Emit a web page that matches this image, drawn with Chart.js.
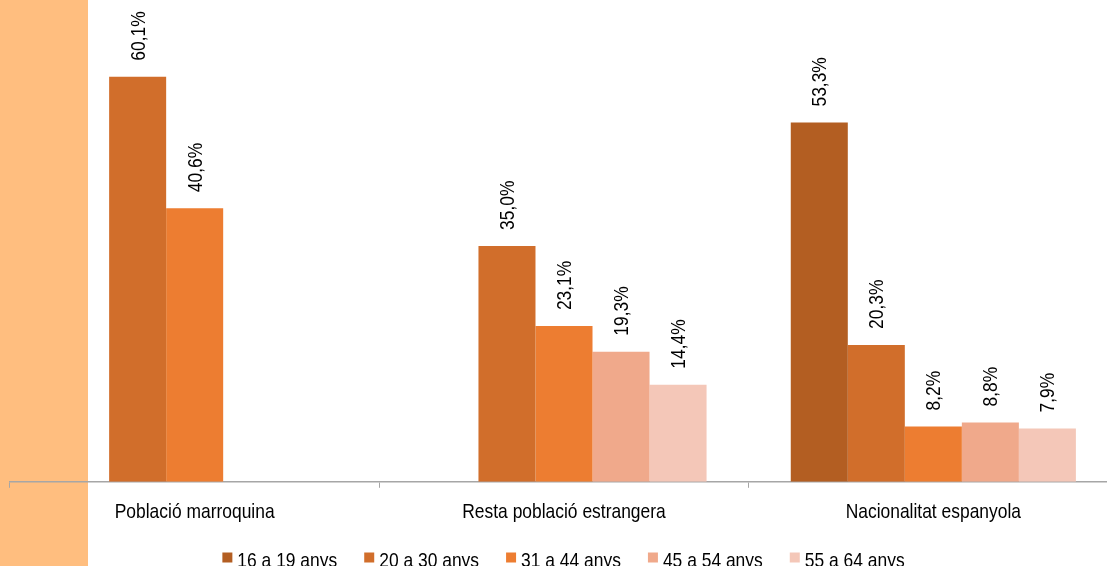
<!DOCTYPE html>
<html>
<head>
<meta charset="utf-8">
<script src="https://cdn.jsdelivr.net/npm/chart.js@4.4.1/dist/chart.umd.min.js"></script>
<style>
    html, body { margin: 0; padding: 0; overflow: hidden; background: #fff; }
    #wrap { position: relative; width: 1107px; height: 566px; overflow: hidden; }
    #band { position: absolute; left: 0; top: 0; width: 88px; height: 566px; background: #FFBE7F; }
    #holder { position: absolute; left: 0; top: 0; width: 1120px; height: 580px; }
</style>
</head>
<body>
<div id="wrap">
    <div id="band"></div>
    <div id="holder"><canvas id="chart"></canvas></div>
</div>
<script>
// Categorias y series
const categories = ['Població marroquina', 'Resta població estrangera', 'Nacionalitat espanyola'];
const seriesNames = ['16 a 19 anys', '20 a 30 anys', '31 a 44 anys', '45 a 54 anys', '55 a 64 anys'];
const age16to19 = [null, null, 53.3];
const age20to30 = [60.1, 35.0, 20.3];
const age31to44 = [40.6, 23.1, 8.2];
const age45to54 = [null, 19.3, 8.8];
const age55to64 = [null, 14.4, 7.9];
const seriesColors = ['#B35E22', '#D16E2B', '#ED7D31', '#F0A98B', '#F4C7B8'];

const FONT = "'Liberation Sans', Arial, sans-serif";
// No hay Arial Narrow: se estrecha el texto a mano
const NARROW = 0.83;

function narrowText(ctx, text, x, y, align) {
    ctx.save();
    ctx.translate(x, y);
    ctx.scale(NARROW, 1);
    ctx.textAlign = align;
    ctx.textBaseline = 'alphabetic';
    ctx.fillText(text, 0, 0);
    ctx.restore();
}

// Etiquetas rotadas encima de cada barra, nombres de categoria y leyenda
const textLayer = {
    id: 'textLayer',
    afterDraw(chart) {
        const ctx = chart.ctx;
        ctx.save();
        ctx.font = `21px ${FONT}`;
        ctx.fillStyle = '#000';

        chart.data.datasets.forEach((ds, i) => {
            const meta = chart.getDatasetMeta(i);
            meta.data.forEach((bar, j) => {
                const v = ds.data[j];
                if (v === null || v === undefined) return;
                ctx.save();
                ctx.translate(bar.x, bar.y - 16);
                ctx.rotate(-Math.PI / 2);
                narrowText(ctx, v.toFixed(1).replace('.', ',') + '%', 0, 7, 'left');
                ctx.restore();
            });
        });

        const xScale = chart.scales.x;
        categories.forEach((c, i) => {
            narrowText(ctx, c, xScale.getPixelForTick(i), xScale.top + 36, 'center');
        });

        const legend = chart.legend;
        legend.legendHitBoxes.forEach((hb, i) => {
            const cy = hb.top + hb.height / 2;
            narrowText(ctx, seriesNames[i], hb.left + 15, cy + 9, 'left');
        });
        ctx.restore();
    }
};

const allSeries = [age16to19, age20to30, age31to44, age45to54, age55to64];

new Chart(document.getElementById('chart'), {
    type: 'bar',
    data: {
        labels: categories,
        datasets: allSeries.map((data, i) => ({
            label: seriesNames[i],
            data: data,
            backgroundColor: seriesColors[i],
            categoryPercentage: 0.772,
            barPercentage: 1.0
        }))
    },
    options: {
        responsive: true,
        maintainAspectRatio: false,
        animation: false,
        layout: { padding: { left: 10, right: 2, top: 10, bottom: 4 } },
        scales: {
            x: {
                offset: true,
                grid: {
                    display: true,
                    drawOnChartArea: false,
                    drawTicks: true,
                    tickLength: 6,
                    tickColor: '#A6A6A6',
                    offset: true
                },
                border: { display: true, color: '#A6A6A6', width: 1.5 },
                ticks: {
                    color: 'rgba(0,0,0,0)',
                    padding: 5,
                    font: { family: FONT, size: 21 }
                }
            },
            y: {
                display: false,
                min: 0,
                max: 70
            }
        },
        plugins: {
            legend: {
                position: 'bottom',
                labels: {
                    boxWidth: 10,
                    boxHeight: 10,
                    padding: 26,
                    color: 'rgba(0,0,0,0)',
                    font: { family: FONT, size: 17 }
                }
            },
            tooltip: { enabled: false }
        }
    },
    plugins: [textLayer]
});
</script>
</body>
</html>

***

▶ Task brief
Ignore the images and quote every line of the listing exactly.

▶ Completed task
Emit a web page that matches this image, drawn with Chart.js.
<!DOCTYPE html>
<html>
<head>
<meta charset="utf-8">
<script src="https://cdn.jsdelivr.net/npm/chart.js@4.4.1/dist/chart.umd.min.js"></script>
<style>
    html, body { margin: 0; padding: 0; overflow: hidden; background: #fff; }
    #wrap { position: relative; width: 1107px; height: 566px; overflow: hidden; }
    #band { position: absolute; left: 0; top: 0; width: 88px; height: 566px; background: #FFBE7F; }
    #holder { position: absolute; left: 0; top: 0; width: 1120px; height: 580px; }
</style>
</head>
<body>
<div id="wrap">
    <div id="band"></div>
    <div id="holder"><canvas id="chart"></canvas></div>
</div>
<script>
// Categorias y series
const categories = ['Població marroquina', 'Resta població estrangera', 'Nacionalitat espanyola'];
const seriesNames = ['16 a 19 anys', '20 a 30 anys', '31 a 44 anys', '45 a 54 anys', '55 a 64 anys'];
const age16to19 = [null, null, 53.3];
const age20to30 = [60.1, 35.0, 20.3];
const age31to44 = [40.6, 23.1, 8.2];
const age45to54 = [null, 19.3, 8.8];
const age55to64 = [null, 14.4, 7.9];
const seriesColors = ['#B35E22', '#D16E2B', '#ED7D31', '#F0A98B', '#F4C7B8'];

const FONT = "'Liberation Sans', Arial, sans-serif";
// No hay Arial Narrow: se estrecha el texto a mano
const NARROW = 0.83;

function narrowText(ctx, text, x, y, align) {
    ctx.save();
    ctx.translate(x, y);
    ctx.scale(NARROW, 1);
    ctx.textAlign = align;
    ctx.textBaseline = 'alphabetic';
    ctx.fillText(text, 0, 0);
    ctx.restore();
}

// Etiquetas rotadas encima de cada barra, nombres de categoria y leyenda
const textLayer = {
    id: 'textLayer',
    afterDraw(chart) {
        const ctx = chart.ctx;
        ctx.save();
        ctx.font = `21px ${FONT}`;
        ctx.fillStyle = '#000';

        chart.data.datasets.forEach((ds, i) => {
            const meta = chart.getDatasetMeta(i);
            meta.data.forEach((bar, j) => {
                const v = ds.data[j];
                if (v === null || v === undefined) return;
                ctx.save();
                ctx.translate(bar.x, bar.y - 16);
                ctx.rotate(-Math.PI / 2);
                narrowText(ctx, v.toFixed(1).replace('.', ',') + '%', 0, 7, 'left');
                ctx.restore();
            });
        });

        const xScale = chart.scales.x;
        categories.forEach((c, i) => {
            narrowText(ctx, c, xScale.getPixelForTick(i), xScale.top + 36, 'center');
        });

        const legend = chart.legend;
        legend.legendHitBoxes.forEach((hb, i) => {
            const cy = hb.top + hb.height / 2;
            narrowText(ctx, seriesNames[i], hb.left + 15, cy + 9, 'left');
        });
        ctx.restore();
    }
};

const allSeries = [age16to19, age20to30, age31to44, age45to54, age55to64];

new Chart(document.getElementById('chart'), {
    type: 'bar',
    data: {
        labels: categories,
        datasets: allSeries.map((data, i) => ({
            label: seriesNames[i],
            data: data,
            backgroundColor: seriesColors[i],
            categoryPercentage: 0.772,
            barPercentage: 1.0
        }))
    },
    options: {
        responsive: true,
        maintainAspectRatio: false,
        animation: false,
        layout: { padding: { left: 10, right: 2, top: 10, bottom: 4 } },
        scales: {
            x: {
                offset: true,
                grid: {
                    display: true,
                    drawOnChartArea: false,
                    drawTicks: true,
                    tickLength: 6,
                    tickColor: '#A6A6A6',
                    offset: true
                },
                border: { display: true, color: '#A6A6A6', width: 1.5 },
                ticks: {
                    color: 'rgba(0,0,0,0)',
                    padding: 5,
                    font: { family: FONT, size: 21 }
                }
            },
            y: {
                display: false,
                min: 0,
                max: 70
            }
        },
        plugins: {
            legend: {
                position: 'bottom',
                labels: {
                    boxWidth: 10,
                    boxHeight: 10,
                    padding: 26,
                    color: 'rgba(0,0,0,0)',
                    font: { family: FONT, size: 17 }
                }
            },
            tooltip: { enabled: false }
        }
    },
    plugins: [textLayer]
});
</script>
</body>
</html>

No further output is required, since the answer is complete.